### [Data section]
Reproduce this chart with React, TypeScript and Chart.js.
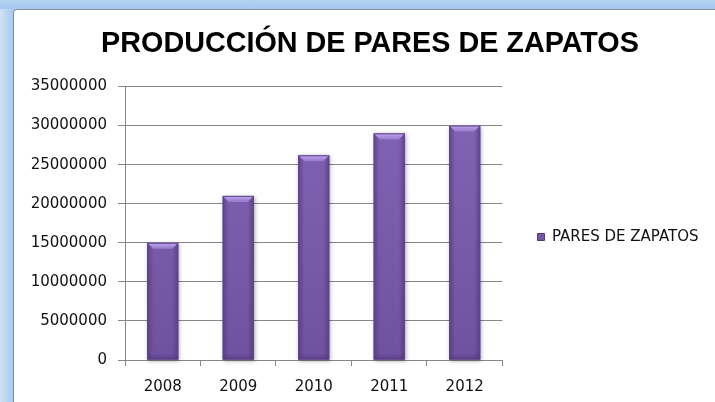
import React, { useEffect, useRef } from "react";
import { Chart, registerables } from "chart.js";

Chart.register(...registerables);

const chartTitle = "PRODUCCIÓN DE PARES DE ZAPATOS";
const categories = ["2008", "2009", "2010", "2011", "2012"];
const seriesName = "PARES DE ZAPATOS";
const seriesValues = [15000000, 21000000, 26200000, 29000000, 30000000];
const yMin = 0;
const yMax = 35000000;
const yStep = 5000000;

const GRID = "#878787";
const TEXT = "#111";
const TICK_FONT = { family: "'DejaVu Sans', sans-serif", size: 15 };

const bevelPlugin = {
  id: "bevel",
  beforeDatasetsDraw(chart: any) {
    const ctx = chart.ctx;
    const meta = chart.getDatasetMeta(0);
    meta.data.forEach((bar: any) => {
      const { x, y, width, base } = bar.getProps(["x", "y", "width", "base"], true);
      ctx.save();
      ctx.shadowColor = "rgba(0,0,0,0.35)";
      ctx.shadowBlur = 4;
      ctx.shadowOffsetX = 1;
      ctx.shadowOffsetY = 1;
      ctx.fillStyle = "#6b4f99";
      ctx.fillRect(x - width / 2, y, width, base - y);
      ctx.restore();
    });
  },
  afterDatasetsDraw(chart: any) {
    const ctx = chart.ctx;
    const meta = chart.getDatasetMeta(0);
    meta.data.forEach((bar: any) => {
      const { x, y, width, base } = bar.getProps(["x", "y", "width", "base"], true);
      const l = x - width / 2;
      const r = x + width / 2;
      const t = y;
      const b = base;
      const e = 6;
      ctx.save();
      let g = ctx.createLinearGradient(l, 0, l + e, 0);
      g.addColorStop(0, "rgba(70,45,115,0.55)");
      g.addColorStop(1, "rgba(70,45,115,0)");
      ctx.fillStyle = g;
      ctx.fillRect(l, t, e, b - t);
      g = ctx.createLinearGradient(r, 0, r - e, 0);
      g.addColorStop(0, "rgba(70,45,115,0.55)");
      g.addColorStop(1, "rgba(70,45,115,0)");
      ctx.fillStyle = g;
      ctx.fillRect(r - e, t, e, b - t);
      g = ctx.createLinearGradient(0, b, 0, b - e);
      g.addColorStop(0, "rgba(70,45,115,0.5)");
      g.addColorStop(1, "rgba(70,45,115,0)");
      ctx.fillStyle = g;
      ctx.fillRect(l, b - e, width, e);
      ctx.beginPath();
      ctx.moveTo(l, t);
      ctx.lineTo(r, t);
      ctx.lineTo(r - e, t + e);
      ctx.lineTo(l + e, t + e);
      ctx.closePath();
      g = ctx.createLinearGradient(0, t, 0, t + e);
      g.addColorStop(0, "#c0a6ee");
      g.addColorStop(1, "#9679cc");
      ctx.fillStyle = g;
      ctx.fill();
      ctx.strokeStyle = "#5e4688";
      ctx.lineWidth = 1;
      ctx.strokeRect(l + 0.5, t + 0.5, width - 1, b - t - 1);
      ctx.restore();
    });
  },
};

export default function App() {
  const canvasRef = useRef<HTMLCanvasElement | null>(null);

  useEffect(() => {
    document.body.style.margin = "0";
    const canvas = canvasRef.current;
    if (!canvas) return;
    const chart = new Chart(canvas, {
      type: "bar",
      data: {
        labels: categories,
        datasets: [
          {
            label: seriesName,
            data: seriesValues,
            backgroundColor: (c: any) => {
              const area = c.chart.chartArea;
              if (!area) return "#7b5dab";
              const g = c.chart.ctx.createLinearGradient(0, area.top, 0, area.bottom);
              g.addColorStop(0, "#8365b6");
              g.addColorStop(1, "#6f529f");
              return g;
            },
            borderWidth: 0,
            barPercentage: 0.41,
            categoryPercentage: 1,
          },
        ],
      },
      options: {
        responsive: false,
        animation: false,
        devicePixelRatio: 1,
        layout: { padding: { left: 31.5, right: 6.5, top: 0, bottom: 0 } },
        plugins: {
          title: {
            display: true,
            text: chartTitle,
            color: "#000",
            font: { family: "'Liberation Sans', Arial, sans-serif", size: 28.75, weight: "bold" },
            padding: { top: 27, bottom: 25 },
          },
          legend: {
            display: true,
            position: "right",
            maxWidth: 300,
            title: {
              display: true,
              text: "",
              font: { size: 10 },
              padding: { top: 0, bottom: 60 },
            },
            labels: {
              boxWidth: 7,
              boxHeight: 7,
              padding: 35,
              color: TEXT,
              font: TICK_FONT,
              generateLabels: () => [
                {
                  text: seriesName,
                  fillStyle: "#7456a6",
                  strokeStyle: "#4e3a78",
                  fontColor: TEXT,
                  lineWidth: 1,
                  hidden: false,
                  datasetIndex: 0,
                },
              ],
            },
          },
          tooltip: { enabled: false },
        },
        scales: {
          x: {
            offset: true,
            afterFit: (scale: any) => {
              scale.height = 42;
            },
            grid: {
              display: true,
              drawOnChartArea: false,
              drawTicks: true,
              tickLength: 6,
              color: GRID,
              offset: true,
            },
            border: { display: true, color: GRID },
            ticks: { color: TEXT, font: TICK_FONT, padding: 12 },
          },
          y: {
            min: yMin,
            max: yMax,
            afterFit: (scale: any) => {
              scale.width = 93.5;
            },
            grid: { color: GRID, tickLength: 7, drawTicks: true },
            border: { display: true, color: GRID },
            ticks: {
              stepSize: yStep,
              color: TEXT,
              font: TICK_FONT,
              padding: 11,
              callback: (v: any) => String(v),
            },
          },
        },
      },
      plugins: [bevelPlugin],
    });
    return () => chart.destroy();
  }, []);

  return (
    <div
      style={{
        position: "relative",
        width: 715,
        height: 402,
        overflow: "hidden",
        background: "linear-gradient(to right, #cfe2f7 0px, #a9cbf0 12px)",
      }}
    >
      <div
        style={{
          position: "absolute",
          left: 0,
          top: 0,
          right: 0,
          height: 9,
          background: "linear-gradient(to bottom, #b4d2f3, #a6c8ef)",
        }}
      />
      <div
        style={{
          position: "absolute",
          left: 13,
          top: 9,
          width: 720,
          height: 400,
          background: "#fff",
          borderLeft: "1px solid #8a8d92",
          borderTop: "1px solid #8a8d92",
          borderTopLeftRadius: 4,
        }}
      />
      <canvas
        ref={canvasRef}
        width={715}
        height={402}
        style={{ position: "absolute", left: 0, top: 0, width: 715, height: 402 }}
      />
    </div>
  );
}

### [Directive]
Copy the listing in full and without alteration, omitting every picture.

### [Worked solution]
Reproduce this chart with React, TypeScript and Chart.js.
import React, { useEffect, useRef } from "react";
import { Chart, registerables } from "chart.js";

Chart.register(...registerables);

const chartTitle = "PRODUCCIÓN DE PARES DE ZAPATOS";
const categories = ["2008", "2009", "2010", "2011", "2012"];
const seriesName = "PARES DE ZAPATOS";
const seriesValues = [15000000, 21000000, 26200000, 29000000, 30000000];
const yMin = 0;
const yMax = 35000000;
const yStep = 5000000;

const GRID = "#878787";
const TEXT = "#111";
const TICK_FONT = { family: "'DejaVu Sans', sans-serif", size: 15 };

const bevelPlugin = {
  id: "bevel",
  beforeDatasetsDraw(chart: any) {
    const ctx = chart.ctx;
    const meta = chart.getDatasetMeta(0);
    meta.data.forEach((bar: any) => {
      const { x, y, width, base } = bar.getProps(["x", "y", "width", "base"], true);
      ctx.save();
      ctx.shadowColor = "rgba(0,0,0,0.35)";
      ctx.shadowBlur = 4;
      ctx.shadowOffsetX = 1;
      ctx.shadowOffsetY = 1;
      ctx.fillStyle = "#6b4f99";
      ctx.fillRect(x - width / 2, y, width, base - y);
      ctx.restore();
    });
  },
  afterDatasetsDraw(chart: any) {
    const ctx = chart.ctx;
    const meta = chart.getDatasetMeta(0);
    meta.data.forEach((bar: any) => {
      const { x, y, width, base } = bar.getProps(["x", "y", "width", "base"], true);
      const l = x - width / 2;
      const r = x + width / 2;
      const t = y;
      const b = base;
      const e = 6;
      ctx.save();
      let g = ctx.createLinearGradient(l, 0, l + e, 0);
      g.addColorStop(0, "rgba(70,45,115,0.55)");
      g.addColorStop(1, "rgba(70,45,115,0)");
      ctx.fillStyle = g;
      ctx.fillRect(l, t, e, b - t);
      g = ctx.createLinearGradient(r, 0, r - e, 0);
      g.addColorStop(0, "rgba(70,45,115,0.55)");
      g.addColorStop(1, "rgba(70,45,115,0)");
      ctx.fillStyle = g;
      ctx.fillRect(r - e, t, e, b - t);
      g = ctx.createLinearGradient(0, b, 0, b - e);
      g.addColorStop(0, "rgba(70,45,115,0.5)");
      g.addColorStop(1, "rgba(70,45,115,0)");
      ctx.fillStyle = g;
      ctx.fillRect(l, b - e, width, e);
      ctx.beginPath();
      ctx.moveTo(l, t);
      ctx.lineTo(r, t);
      ctx.lineTo(r - e, t + e);
      ctx.lineTo(l + e, t + e);
      ctx.closePath();
      g = ctx.createLinearGradient(0, t, 0, t + e);
      g.addColorStop(0, "#c0a6ee");
      g.addColorStop(1, "#9679cc");
      ctx.fillStyle = g;
      ctx.fill();
      ctx.strokeStyle = "#5e4688";
      ctx.lineWidth = 1;
      ctx.strokeRect(l + 0.5, t + 0.5, width - 1, b - t - 1);
      ctx.restore();
    });
  },
};

export default function App() {
  const canvasRef = useRef<HTMLCanvasElement | null>(null);

  useEffect(() => {
    document.body.style.margin = "0";
    const canvas = canvasRef.current;
    if (!canvas) return;
    const chart = new Chart(canvas, {
      type: "bar",
      data: {
        labels: categories,
        datasets: [
          {
            label: seriesName,
            data: seriesValues,
            backgroundColor: (c: any) => {
              const area = c.chart.chartArea;
              if (!area) return "#7b5dab";
              const g = c.chart.ctx.createLinearGradient(0, area.top, 0, area.bottom);
              g.addColorStop(0, "#8365b6");
              g.addColorStop(1, "#6f529f");
              return g;
            },
            borderWidth: 0,
            barPercentage: 0.41,
            categoryPercentage: 1,
          },
        ],
      },
      options: {
        responsive: false,
        animation: false,
        devicePixelRatio: 1,
        layout: { padding: { left: 31.5, right: 6.5, top: 0, bottom: 0 } },
        plugins: {
          title: {
            display: true,
            text: chartTitle,
            color: "#000",
            font: { family: "'Liberation Sans', Arial, sans-serif", size: 28.75, weight: "bold" },
            padding: { top: 27, bottom: 25 },
          },
          legend: {
            display: true,
            position: "right",
            maxWidth: 300,
            title: {
              display: true,
              text: "",
              font: { size: 10 },
              padding: { top: 0, bottom: 60 },
            },
            labels: {
              boxWidth: 7,
              boxHeight: 7,
              padding: 35,
              color: TEXT,
              font: TICK_FONT,
              generateLabels: () => [
                {
                  text: seriesName,
                  fillStyle: "#7456a6",
                  strokeStyle: "#4e3a78",
                  fontColor: TEXT,
                  lineWidth: 1,
                  hidden: false,
                  datasetIndex: 0,
                },
              ],
            },
          },
          tooltip: { enabled: false },
        },
        scales: {
          x: {
            offset: true,
            afterFit: (scale: any) => {
              scale.height = 42;
            },
            grid: {
              display: true,
              drawOnChartArea: false,
              drawTicks: true,
              tickLength: 6,
              color: GRID,
              offset: true,
            },
            border: { display: true, color: GRID },
            ticks: { color: TEXT, font: TICK_FONT, padding: 12 },
          },
          y: {
            min: yMin,
            max: yMax,
            afterFit: (scale: any) => {
              scale.width = 93.5;
            },
            grid: { color: GRID, tickLength: 7, drawTicks: true },
            border: { display: true, color: GRID },
            ticks: {
              stepSize: yStep,
              color: TEXT,
              font: TICK_FONT,
              padding: 11,
              callback: (v: any) => String(v),
            },
          },
        },
      },
      plugins: [bevelPlugin],
    });
    return () => chart.destroy();
  }, []);

  return (
    <div
      style={{
        position: "relative",
        width: 715,
        height: 402,
        overflow: "hidden",
        background: "linear-gradient(to right, #cfe2f7 0px, #a9cbf0 12px)",
      }}
    >
      <div
        style={{
          position: "absolute",
          left: 0,
          top: 0,
          right: 0,
          height: 9,
          background: "linear-gradient(to bottom, #b4d2f3, #a6c8ef)",
        }}
      />
      <div
        style={{
          position: "absolute",
          left: 13,
          top: 9,
          width: 720,
          height: 400,
          background: "#fff",
          borderLeft: "1px solid #8a8d92",
          borderTop: "1px solid #8a8d92",
          borderTopLeftRadius: 4,
        }}
      />
      <canvas
        ref={canvasRef}
        width={715}
        height={402}
        style={{ position: "absolute", left: 0, top: 0, width: 715, height: 402 }}
      />
    </div>
  );
}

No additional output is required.